- Hangul: 튜브
- RR: Tyubeu
- MR: T'yubŭ
- Directed by: Beak Woon-hak
- Written by: Beak Woon-hak Byeon Weon-mi Kim Jeong-min Kim Min-ju
- Produced by: Lee Chang-woo Seo Gyeong-seok
- Starring: Kim Suk-hoon Bae Doona Park Sang-min
- Cinematography: Yun Hong-shik
- Edited by: Kim Mi-yeong Park Gok-ji
- Music by: Hwang Sang-jun
- Production companies: Tube Entertainment Mir Film
- Distributed by: CJ Entertainment
- Release date: June 5, 2003;
- Running time: 112 minutes
- Country: South Korea
- Language: Korean
- Budget: $8 million

= Tube (film) =

Tube is a 2003 South Korean action thriller film directed by Beak Woon-hak (or Baek Woon-hak). The film features police officer Jay (Kim Suk-hoon) who is a subway police officer who spends his days reminiscing over his lost lover. The pickpocket Kay (Bae Doona) becomes infatuated with Jay and tips him off about the government assassin Bishop (Park Sang-min) hijacking a subway car. Both Jay and Kay find themselves in the target car when the Bishop makes his move.

==Plot==
Detective Jang Do-joon (Kim Suk-hoon) who does not know the meaning of giving up, is hot on the trail of Kang Gi-taek, a deadly terrorist. Kang Gi-taek (Park Sang-min) was an elite secret agent for the government's intelligence agency before getting tossed out for assassinating a key figure.

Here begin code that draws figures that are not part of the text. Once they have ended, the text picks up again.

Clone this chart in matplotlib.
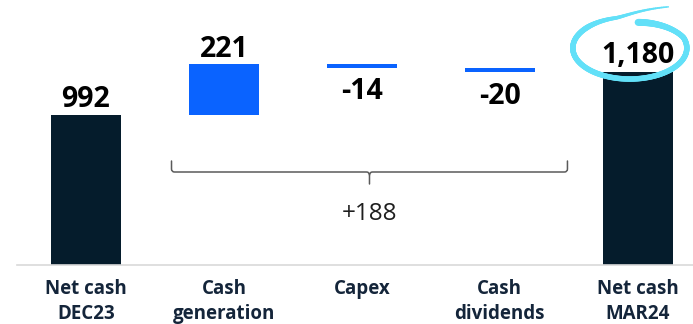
import numpy as np
import matplotlib
matplotlib.use("Agg")
import matplotlib.pyplot as plt
import matplotlib.transforms as mtransforms
from matplotlib.path import Path
from matplotlib.patches import PathPatch
from matplotlib.collections import LineCollection

# ---- data -------------------------------------------------------------
categories = ["Net cash\nDEC23", "Cash\ngeneration", "Capex",
              "Cash\ndividends", "Net cash\nMAR24"]
opening = 992
changes = [221, -14, -20]
closing = 1180
value_labels = ["992", "221", "-14", "-20", "1,180"]

# ---- style ------------------------------------------------------------
NAVY = "#051c2c"
BLUE = "#0a63ff"
TEXT = "#14253a"
CYAN = "#62e0f8"
BRACKET = "#5a5a5a"

FLOOR = 336      # value axis is truncated here
TOP = 1495
BAR_W = 0.51

plt.rcParams["font.family"] = ["Open Sans", "DejaVu Sans"]

fig = plt.figure(figsize=(6.93, 3.24), dpi=100)
ax = fig.add_axes([17 / 693, 59 / 324, 676 / 693, 265 / 324])
ax.set_xlim(-0.5, 4.4)
ax.set_ylim(FLOOR, TOP)

# pixel -> data helpers (figure is drawn at 100 dpi)
px_x = (4.4 + 0.5) / 676
px_y = (TOP - FLOOR) / 265

x = np.arange(len(categories))

# totals
ax.bar(x[0], opening - FLOOR, bottom=FLOOR, width=BAR_W, color=NAVY, zorder=2)
ax.bar(x[-1], closing - FLOOR, bottom=FLOOR, width=BAR_W, color=NAVY, zorder=2)

# floating changes
levels = opening + np.cumsum([0] + changes)
for i, ch in enumerate(changes):
    lo = min(levels[i], levels[i + 1])
    ax.bar(x[i + 1], abs(ch), bottom=lo, width=BAR_W, color=BLUE, zorder=2)

# value labels
label_kw = dict(textcoords="offset points", ha="center", va="baseline",
                fontsize=20.5, fontweight="bold", color="black", zorder=5)
ax.annotate(value_labels[0], xy=(x[0], opening), xytext=(0, 5.8), **label_kw)
ax.annotate(value_labels[-1], xy=(x[-1], closing), xytext=(0, 6.3), **label_kw)
for i, ch in enumerate(changes):
    if ch >= 0:
        ax.annotate(value_labels[i + 1], xy=(x[i + 1], max(levels[i], levels[i + 1])),
                    xytext=(0, 5.3), **label_kw)
    else:
        ax.annotate(value_labels[i + 1], xy=(x[i + 1], min(levels[i], levels[i + 1])),
                    xytext=(0, -22.5), **label_kw)

# brace spanning the three movements
xl, xr = x[1] - 0.38, x[3] + 0.49
xc = (xl + xr) / 2
yb = FLOOR + 93 * px_y
arm, tip, r = 11 * px_y, 12 * px_y, 3
verts = [
    (xl, yb + arm), (xl, yb + r * px_y),
    (xl, yb), (xl + r * px_x, yb),
    (xc - r * px_x, yb),
    (xc, yb), (xc, yb - r * px_y),
    (xc, yb - tip),
    (xc, yb - r * px_y),
    (xc, yb), (xc + r * px_x, yb),
    (xr - r * px_x, yb),
    (xr, yb), (xr, yb + r * px_y),
    (xr, yb + arm),
]
codes = [Path.MOVETO, Path.LINETO,
         Path.CURVE3, Path.CURVE3,
         Path.LINETO,
         Path.CURVE3, Path.CURVE3,
         Path.LINETO,
         Path.MOVETO,
         Path.CURVE3, Path.CURVE3,
         Path.LINETO,
         Path.CURVE3, Path.CURVE3,
         Path.LINETO]
ax.add_patch(PathPatch(Path(verts, codes), fill=False, edgecolor=BRACKET,
                       lw=1.1, capstyle="round", zorder=3))
net_change = closing - opening
ax.text(xc, FLOOR + 45 * px_y, f"{net_change:+d}", ha="center", va="baseline",
        fontsize=17.5, color="#1e1e1e")

# hand-drawn highlight loop around the closing value
theta = np.deg2rad(np.linspace(-80, 297, 300))
deg = np.rad2deg(theta)
rad = np.ones_like(theta)
rad = np.where(deg < -20, 0.84 + 0.16 * (deg + 80) / 60, rad)
rad = np.where(deg > 255, 1 + 0.49 * ((deg - 255) / 42) ** 1.6, rad)
a, b = 57, 31
cx, cy = -8, 24
px = cx + a * rad * np.cos(theta)
py = cy - b * rad * np.sin(theta)
pts = np.column_stack([px, py])
segs = np.stack([pts[:-1], pts[1:]], axis=1)
t = np.linspace(0, 1, len(segs))
widths_px = np.where(t < 0.12, 7.0 - 1.5 * t / 0.12, 5.5)
widths_px = np.where(t > 0.8, 5.5 - 4.0 * (t - 0.8) / 0.2, widths_px)
loop_trans = mtransforms.Affine2D() + mtransforms.ScaledTranslation(x[-1], closing, ax.transData)
loop = LineCollection(segs, linewidths=widths_px * 0.72, colors=CYAN,
                      transform=loop_trans, capstyle="round", joinstyle="round",
                      zorder=6, clip_on=False)
ax.add_collection(loop, autolim=False)

# axes cosmetics
for side in ("left", "top", "right"):
    ax.spines[side].set_visible(False)
ax.spines["bottom"].set_color("#d9d9d9")
ax.spines["bottom"].set_linewidth(1.2)
ax.set_yticks([])
ax.set_xticks(x, categories)
ax.tick_params(axis="x", length=0, pad=10, labelsize=13.5, labelcolor=TEXT)
for lab in ax.get_xticklabels():
    lab.set_fontweight("bold")
    lab.set_linespacing(1.32)

fig.savefig("out.png", dpi=100)
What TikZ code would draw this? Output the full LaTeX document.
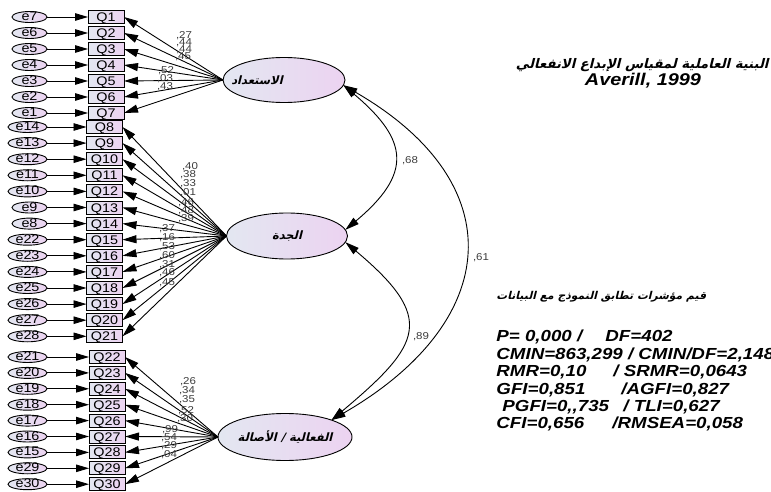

On the day of the new mayor's official visit to the subway, Kang Gi-taek hijacks the train and begins a full-scale act of terror. Pickpocket girl Song Yin-gyung (Bae Doona), who senses what is going on, quickly contacts Detective Jang Do-joon. The greatest act of terrorism in history, with the lives of 13 million citizens held hostage—the showdown begins between an out-of-control terrorist and a determined detective who is on the verge of life and death.

As the passengers face their deaths, Detective Jang Do-joon disconnects the first car. He has made the decision to sacrifice himself to save the others. His love was only too happy to be rid of the terrorist and it is only after he handcuffs her to the train that she realizes what he is about to do. Detective Jang Do-joon holds onto the controls of the first car and asks her to pull the lever to disconnect the two cars. The heroine must send the most cherished person in her life to fate. She must watch with the survivors in sorrow as the man who gave his life to save theirs, meets his end.

==Cast==
- Kim Suk-hoon as Jang Do-joon - subway inspector/detective
- Bae Doona as Song Yin-gyung - subway pickpocket
- Park Sang-min as Kang Gi-taek - former leader (rank 'major') of a secret elite squad 'Rhodes Team'
- Son Byong-ho
- Kwon Oh-joong
- Kim Dong-wook
- Bong Tae-gyu as High schooler

==Reception==
The United States release of Tube was handled by Silver Nitrate Releasings.

Kevin Thomas of the Los Angeles Times wrote that the film "means to compete with razzle-dazzle Hollywood action thrillers, and at least on a technical level succeeds, but elliptical, hard-to-follow plotting compounded by inadequate and banal subtitles flatten the film's thrills" and also that "On visual — and visceral — levels, Tube works like gangbusters." Wade Major of Boxoffice magazine gave the film a rating of three and a half stars out of five, and wrote that and described the film as a "John Woo-style cross between Speed and Die Hard".